Can a person live a flourishing, purpose-filled life in spite of chronic illness and near constant pain? According to author Suzy Szasz, the answer is a resounding, “yes”. Szasz’s book, Lupus. Living With It: Why You Don’t Have To Be Healthy to Be Happy, is written with an enthusiasm for life. Despite her constant battle with the exhausting chronic illness, Lupus, Szasz retains her meaning in life by refusing to become a victim of her disease.
I was initially interested in reading Suzy Szasz’s book because of my fascination with her father, Thomas Szasz. Her father was famous for being a psychiatrist who opposed coercive psychiatric practices and called mental illness a myth. He saw “mental illness” as a metaphor for “problems of living”.
From reading Suzy’s book, I found that she accepts the existentialist challenge of creating meaning for herself, rather than endlessly searching for meaning. She maintains her dignity by refusing to play the victim role. Although she rightly could have accepted such a role given her situation.

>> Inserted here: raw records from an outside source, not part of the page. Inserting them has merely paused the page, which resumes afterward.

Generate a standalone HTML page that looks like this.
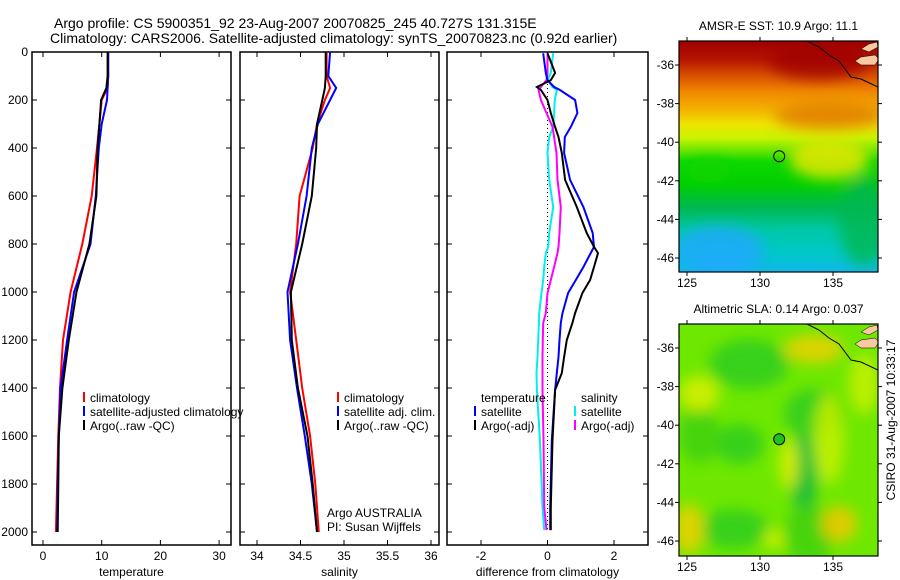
<!DOCTYPE html>
<html><head><meta charset="utf-8"><style>
body{margin:0;background:#fff}
svg{display:block;font-family:"Liberation Sans",sans-serif}
</style></head><body>
<svg id="s" width="900" height="580" viewBox="0 0 900 580" xmlns="http://www.w3.org/2000/svg">
<defs>
<linearGradient id="sstg" x1="0" y1="0" x2="0" y2="1">
<stop offset="0" stop-color="#a00000"/><stop offset="0.08" stop-color="#b41400"/><stop offset="0.15" stop-color="#d85000"/>
<stop offset="0.22" stop-color="#f08800"/><stop offset="0.3" stop-color="#f4b400"/><stop offset="0.36" stop-color="#eee400"/>
<stop offset="0.42" stop-color="#c8f400"/><stop offset="0.48" stop-color="#60e400"/><stop offset="0.52" stop-color="#10d800"/>
<stop offset="0.62" stop-color="#00d000"/><stop offset="0.72" stop-color="#00b850"/><stop offset="0.82" stop-color="#00c8a8"/>
<stop offset="0.92" stop-color="#00c8c8"/><stop offset="1" stop-color="#10b8e8"/></linearGradient>
<filter id="bl" x="-50%" y="-50%" width="200%" height="200%"><feGaussianBlur stdDeviation="7"/></filter>
<clipPath id="c1"><rect x="679" y="41" width="199" height="231"/></clipPath>
<clipPath id="c2"><rect x="679" y="324" width="199" height="232"/></clipPath>
</defs>
<g id="titles" font-size="14">
<text x="54" y="28">Argo profile: CS 5900351_92 23-Aug-2007 20070825_245 40.727S 131.315E</text>
<text x="50" y="43">Climatology: CARS2006. Satellite-adjusted climatology: synTS_20070823.nc (0.92d earlier)</text>
</g>
<g id="maps"></g>
<g id="panels"></g>
</svg>
<script>
// ---- data (depth in m) ----
const depths=[0,100,150,200,300,400,600,800,1000,1200,1400,1600,1800,2000];
const tempClim=[11.1,11.1,11.0,10.0,9.6,9.2,8.3,6.7,4.7,3.4,2.9,2.6,2.4,2.2];
const tempSat=[11.1,11.1,11.0,10.9,10.0,9.5,9.0,8.1,5.3,4.1,3.0,2.7,2.5,2.4];
const tempArgo=[11.0,11.0,10.8,9.9,9.6,9.3,9.1,7.9,5.7,4.4,3.3,2.7,2.6,2.5];
const salClim=[34.80,34.80,34.84,34.78,34.69,34.64,34.49,34.45,34.38,34.45,34.52,34.61,34.67,34.71];
const salSat=[34.84,34.82,34.91,34.84,34.70,34.63,34.57,34.47,34.35,34.38,34.46,34.55,34.63,34.69];
const salArgo=[34.79,34.79,34.78,34.75,34.69,34.68,34.63,34.52,34.39,34.40,34.47,34.58,34.64,34.69];
const diffDepths=[5,87,117,146,158,200,254,312,354,421,533,646,754,812,838,896,950,1004,1088,1129,1200,1271,1338,1408,1617,1896,1992];
const dTempSat=[-0.13,-0.05,0,0.2,0.37,0.83,0.9,0.7,0.52,0.5,0.68,1.08,1.36,1.4,1.3,1.08,0.85,0.62,0.45,0.4,0.36,0.33,0.28,0.23,0.13,0.08,0.08];
const dTempArgo=[0,0.23,0.1,-0.32,-0.2,0,0.1,0.23,0.33,0.43,0.53,0.88,1.18,1.4,1.52,1.4,1.28,1.05,0.83,0.75,0.58,0.5,0.43,0.23,0.15,0.1,0.1];
const dSalSat=[0.17,0.1,0,0.15,0.28,0.22,0.2,0.17,0.05,0,0.05,0.17,0.05,0.02,-0.05,-0.1,-0.13,-0.18,-0.25,-0.26,-0.28,-0.3,-0.33,-0.32,-0.23,-0.15,-0.1];
const dSalArgo=[0,0,-0.03,-0.2,-0.27,-0.2,-0.03,0.15,0.2,0.27,0.3,0.4,0.36,0.33,0.3,0.2,0.1,0,-0.05,-0.13,-0.14,-0.15,-0.15,-0.15,-0.12,-0.1,-0.03];
const depthTicks=[0,200,400,600,800,1000,1200,1400,1600,1800,2000];
const tempTicks=[0,10,20,30];
const salTicks=["34","34.5","35","35.5","36"];
const diffTicks=[-2,0,2];
const latTicks=[-36,-38,-40,-42,-44,-46];
const lonTicks=[125,130,135];

const NS='http://www.w3.org/2000/svg';
function mk(p,t,a){const e=document.createElementNS(NS,t);for(const k in a)e.setAttribute(k,a[k]);p.appendChild(e);return e;}
const P=document.getElementById('panels');
const yD=d=>52+d*0.24;
const PT=52,PB=545;
function panel(name,x0,x1,xs,ticks,label){
  const g=mk(P,'g',{});
  
  
  const r=mk(g,'rect',{x:x0,y:PT,width:x1-x0,height:PB-PT,fill:'none',stroke:'#000','stroke-width':1.5});
  
  
  depthTicks.forEach(d=>{const y=yD(d);mk(g,'line',{x1:x0,x2:x0+5,y1:y,y2:y,stroke:'#000'});mk(g,'line',{x1:x1-5,x2:x1,y1:y,y2:y,stroke:'#000'});});
  ticks.forEach(t=>{const x=xs(+t);mk(g,'line',{x1:x,x2:x,y1:PB,y2:PB-5,stroke:'#000'});mk(g,'line',{x1:x,x2:x,y1:PT,y2:PT+5,stroke:'#000'});
    const tl=mk(g,'text',{x:x,y:PB+15,'text-anchor':'middle','font-size':12});tl.textContent=t;
    
    });
  const xl=mk(g,'text',{x:(x0+x1)/2,y:PB+31,'text-anchor':'middle','font-size':12});xl.textContent=label;
  
  
  return g;
}
function line(g,name,xs,vals,ds,col,w){
  const pts=vals.map((v,i)=>xs(v).toFixed(1)+','+yD(ds[i]).toFixed(1)).join(' ');
  const l=mk(g,'polyline',{points:pts,fill:'none',stroke:col,'stroke-width':w||2});
  
  
}
function legend(g,x,y,items){
  items.forEach((it,i)=>{const yy=y+i*14;
    if(it[1])mk(g,'rect',{x:x,y:yy-10,width:2,height:10,fill:it[1]});
    const t=mk(g,'text',{x:x+7,y:yy,'font-size':12});t.textContent=it[0];
    
    });
}
depthTicks.forEach(d=>{const t=mk(P,'text',{x:28,y:yD(d)+4,'text-anchor':'end','font-size':12});t.textContent=d;
  
  });
const xT=v=>43+v*5.87;
let g=panel('temperature',32,231,xT,tempTicks,'temperature');
line(g,'temp-climatology-line',xT,tempClim,depths,'#f00');
line(g,'temp-satellite-line',xT,tempSat,depths,'#00f');
line(g,'temp-argo-line',xT,tempArgo,depths,'#000');
legend(g,83,402,[['climatology','#f00'],['satellite-adjusted climatology','#00f'],['Argo(..raw -QC)','#000']]);
const xS=v=>257+(v-34)*87;
g=panel('salinity',240,439,xS,salTicks,'salinity');
line(g,'sal-climatology-line',xS,salClim,depths,'#f00');
line(g,'sal-satellite-line',xS,salSat,depths,'#00f');
line(g,'sal-argo-line',xS,salArgo,depths,'#000');
legend(g,337,402,[['climatology','#f00'],['satellite adj. clim.','#00f'],['Argo(..raw -QC)','#000']]);
let t=mk(g,'text',{x:327,y:517,'font-size':12});t.textContent='Argo AUSTRALIA';
t=mk(g,'text',{x:327,y:531,'font-size':12});t.textContent='PI: Susan Wijffels';
const xDf=v=>547.5+v*33.25;
g=panel('difference',447,648,xDf,diffTicks,'difference from climatology');
mk(g,'line',{x1:xDf(0),x2:xDf(0),y1:yD(0),y2:yD(2000),stroke:'#000','stroke-dasharray':'1,3'});
line(g,'diff-sal-satellite-line',xDf,dSalSat,diffDepths,'#0ee');
line(g,'diff-sal-argo-line',xDf,dSalArgo,diffDepths,'#f0f');
line(g,'diff-temp-satellite-line',xDf,dTempSat,diffDepths,'#00f');
line(g,'diff-temp-argo-line',xDf,dTempArgo,diffDepths,'#000');
legend(g,474,402,[['temperature',null],['satellite','#00f'],['Argo(-adj)','#000']]);
legend(g,574,402,[['salinity',null],['satellite','#0ee'],['Argo(-adj)','#f0f']]);

// ---- maps ----
const M=document.getElementById('maps');
function map(name,top,bot,title,fill){
  const mg=mk(M,'g',{});
  
  
  const L=679,R=878;
  const yL=lat=>top+24+(-36-lat)*19.3;
  const xL=lon=>687+(lon-125)*14.6;
  const inner=mk(mg,'g',{'clip-path':'url(#'+(name==='sst'?'c1':'c2')+')'});
  fill(inner,L,top,R-L,bot-top);
  mk(inner,'path',{d:`M${L+128} ${top} L${L+140} ${top+6} L${L+150} ${top+14} L${L+160} ${top+20} L${L+166} ${top+28} L${L+172} ${top+36} L${L+182} ${top+38} L${R} ${top+46}`,fill:'none',stroke:'#000','stroke-width':1});
  mk(inner,'path',{d:`M${L+176} ${top+20} l6 -4 l14 -2 l4 4 l-4 6 l-14 0 z`,fill:'#f8c8a0',stroke:'#000','stroke-width':0.5});
  mk(inner,'path',{d:`M${L+182} ${top+8} l8 -5 l8 -2 l1 5 l-9 5 z`,fill:'#f8c8a0',stroke:'#000','stroke-width':0.5});
  const c=mk(mg,'circle',{cx:xL(131.315),cy:yL(-40.727),r:5.5,fill:name==='sst'?'none':'#20c020',stroke:'#000','stroke-width':1});
  
  
  mk(mg,'rect',{x:L,y:top,width:R-L,height:bot-top,fill:'none',stroke:'#000','stroke-width':1.2});
  latTicks.forEach(la=>{const y=yL(la);mk(mg,'line',{x1:L-4,x2:L,y1:y,y2:y,stroke:'#000'});mk(mg,'line',{x1:R,x2:R+4,y1:y,y2:y,stroke:'#000'});
    const tt=mk(mg,'text',{x:L-5,y:y+4,'text-anchor':'end','font-size':12});tt.textContent=la;
    
    });
  lonTicks.forEach(lo=>{const x=xL(lo);mk(mg,'line',{x1:x,x2:x,y1:bot,y2:bot+4,stroke:'#000'});mk(mg,'line',{x1:x,x2:x,y1:top-4,y2:top,stroke:'#000'});
    const tt=mk(mg,'text',{x:x,y:bot+15,'text-anchor':'middle','font-size':12});tt.textContent=lo;
    
    });
  const ti=mk(mg,'text',{x:(L+R)/2,y:top-11,'text-anchor':'middle','font-size':12});ti.textContent=title;
  
  
}
map('sst',41,272,'AMSR-E SST: 10.9 Argo: 11.1',(g,x,y,w,h)=>{
  mk(g,'rect',{x,y,width:w,height:h,fill:'url(#sstg)'});
  const b=mk(g,'g',{filter:'url(#bl)'});
  mk(b,'ellipse',{cx:x+150,cy:y+75,rx:55,ry:14,fill:'#e07800',opacity:0.8});
  mk(b,'ellipse',{cx:x+140,cy:y+20,rx:50,ry:18,fill:'#a00000',opacity:0.8});
  mk(b,'ellipse',{cx:x+150,cy:y+118,rx:40,ry:20,fill:'#e8e800',opacity:0.85});
  mk(b,'ellipse',{cx:x+30,cy:y+130,rx:22,ry:12,fill:'#10d400',opacity:0.8});
  mk(b,'ellipse',{cx:x+40,cy:y+210,rx:45,ry:25,fill:'#20a8ff',opacity:0.8});
  mk(b,'ellipse',{cx:x+185,cy:y+180,rx:25,ry:45,fill:'#00b850',opacity:0.8});
});
map('sla',324,556,'Altimetric SLA: 0.14 Argo: 0.037',(g,x,y,w,h)=>{
  mk(g,'rect',{x,y,width:w,height:h,fill:'#6ee800'});
  const b=mk(g,'g',{filter:'url(#bl)'});
  [[70,40,40,25,'#30cc20'],[60,120,25,20,'#30cc20'],[135,90,30,25,'#30cc20'],[125,150,14,40,'#10b840'],[20,110,20,30,'#40d010'],[55,205,35,20,'#30cc20'],[130,210,25,30,'#40d010'],
   [20,70,20,18,'#d8f000'],[135,25,30,14,'#f0d000'],[150,115,15,45,'#c8f000'],[110,140,10,25,'#e0f000'],[160,200,18,18,'#f0c800'],[10,205,15,25,'#f0d000'],[95,215,10,10,'#d8f000'],[185,60,15,30,'#c8f000']
  ].forEach(e=>mk(b,'ellipse',{cx:x+e[0],cy:y+e[1],rx:e[2],ry:e[3],fill:e[4],opacity:0.85}));
});
const side=mk(M,'text',{x:895,y:420,'text-anchor':'middle','font-size':12,transform:'rotate(-90 895 420)'});
side.textContent='CSIRO 31-Aug-2007 10:33:17';


</script>
</body></html>
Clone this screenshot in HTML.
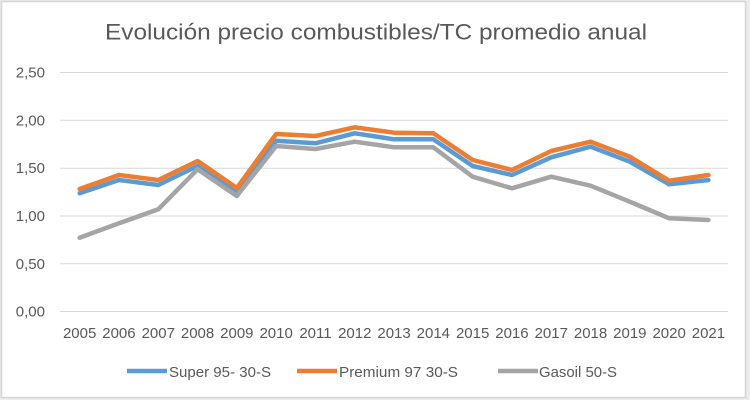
<!DOCTYPE html>
<html>
<head>
<meta charset="utf-8">
<style>
  html,body{margin:0;padding:0;background:#ececec;}
  body{width:750px;height:400px;overflow:hidden;}
  svg{display:block;}
  text{font-family:"Liberation Sans",sans-serif;fill:#595959;}
</style>
</head>
<body>
<svg width="750" height="400" viewBox="0 0 750 400" xmlns="http://www.w3.org/2000/svg">
  <rect x="1.5" y="1.5" width="744" height="396" fill="#ffffff" stroke="#d6d6d6" stroke-width="1.5"/>
  <text x="376" y="39.5" font-size="22" text-anchor="middle" textLength="542" lengthAdjust="spacingAndGlyphs">Evolución precio combustibles/TC promedio anual</text>

  <g stroke="#d9d9d9" stroke-width="1">
    <line x1="60" x2="728" y1="72.5" y2="72.5"/>
    <line x1="60" x2="728" y1="120.3" y2="120.3"/>
    <line x1="60" x2="728" y1="168.2" y2="168.2"/>
    <line x1="60" x2="728" y1="216" y2="216"/>
    <line x1="60" x2="728" y1="263.8" y2="263.8"/>
    <line x1="60" x2="728" y1="311.5" y2="311.5"/>
  </g>

  <g font-size="15" text-anchor="end">
    <text x="45" y="77.5">2,50</text>
    <text x="45" y="125.3">2,00</text>
    <text x="45" y="173.2">1,50</text>
    <text x="45" y="221">1,00</text>
    <text x="45" y="268.8">0,50</text>
    <text x="45" y="316.5">0,00</text>
  </g>

  <g font-size="15" text-anchor="middle">
    <text x="79.65" y="338">2005</text>
    <text x="118.95" y="338">2006</text>
    <text x="158.25" y="338">2007</text>
    <text x="197.55" y="338">2008</text>
    <text x="236.85" y="338">2009</text>
    <text x="276.15" y="338">2010</text>
    <text x="315.45" y="338">2011</text>
    <text x="354.75" y="338">2012</text>
    <text x="394.05" y="338">2013</text>
    <text x="433.35" y="338">2014</text>
    <text x="472.65" y="338">2015</text>
    <text x="511.95" y="338">2016</text>
    <text x="551.25" y="338">2017</text>
    <text x="590.55" y="338">2018</text>
    <text x="629.85" y="338">2019</text>
    <text x="669.15" y="338">2020</text>
    <text x="708.45" y="338">2021</text>
  </g>

  <g fill="none" stroke-width="4.5" stroke-linejoin="round" stroke-linecap="round">
    <polyline stroke="#5b9bd5" points="79.65,193.3 118.95,180 158.25,185 197.55,166 236.85,191.7 276.15,140.7 315.45,143.3 354.75,133.3 394.05,139.3 433.35,139.3 472.65,166 511.95,175 551.25,157.3 590.55,146.7 629.85,161.7 669.15,184.3 708.45,180"/>
    <polyline stroke="#ed7d31" points="79.65,189 118.95,175 158.25,180 197.55,161 236.85,188 276.15,134 315.45,136 354.75,127.3 394.05,132.7 433.35,133.3 472.65,160 511.95,170 551.25,151 590.55,141.7 629.85,156.7 669.15,180.7 708.45,175"/>
    <polyline stroke="#a5a5a5" points="79.65,237.7 118.95,223.3 158.25,209.3 197.55,169.3 236.85,196 276.15,146 315.45,149 354.75,141.7 394.05,147.3 433.35,147.3 472.65,176.7 511.95,188.3 551.25,176.7 590.55,185.7 629.85,201.7 669.15,218.3 708.45,220"/>
  </g>

  <g stroke-width="4.5" stroke-linecap="butt">
    <line x1="127" x2="167" y1="371" y2="371" stroke="#5b9bd5"/>
    <line x1="297" x2="337" y1="371" y2="371" stroke="#ed7d31"/>
    <line x1="498" x2="538" y1="371" y2="371" stroke="#a5a5a5"/>
  </g>
  <g font-size="15">
    <text x="169" y="377" textLength="102" lengthAdjust="spacingAndGlyphs">Super 95- 30-S</text>
    <text x="339" y="377" textLength="119" lengthAdjust="spacingAndGlyphs">Premium 97 30-S</text>
    <text x="539" y="377" textLength="78" lengthAdjust="spacingAndGlyphs">Gasoil 50-S</text>
  </g>
</svg>
</body>
</html>
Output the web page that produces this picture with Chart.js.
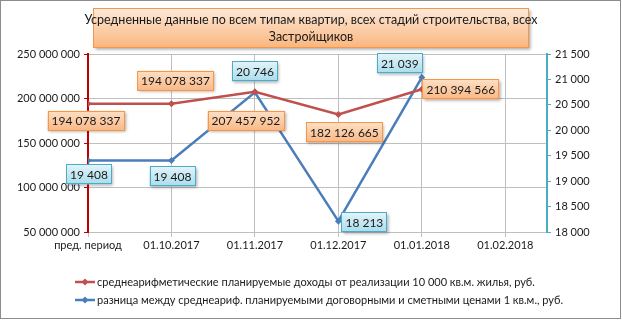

Instead of blindly accepting the advice of her physicians, she does research for herself, reading journal articles that she can only halfway understand. At one point, she and her father visit a world-renowned physician who specializes in Lupus. The physician fails to address Suzy as a person (making her out to be a mere object) and tells her to dramatically increase her steroid medication. When her father asks about harmful side effects of the drug, “but doctor, won’t that destroy her bones?”, the specialist glibly responds that her bones are not her concern right now. Rather than accepting the advice, Suzy does her own research and eventually finds a way to keep her disease from flaring up by getting a splenectomy.
The key insight I took away from this stimulating book was to refuse to see yourself as a victim, no matter how tempting it is to do so. Suzy was able to give her life meaning through constantly striving in academics, work, writing, and the refusal to be victimized by a relentless illness. For those of us who still have our health, we should all the more so refuse to be victims of our own making.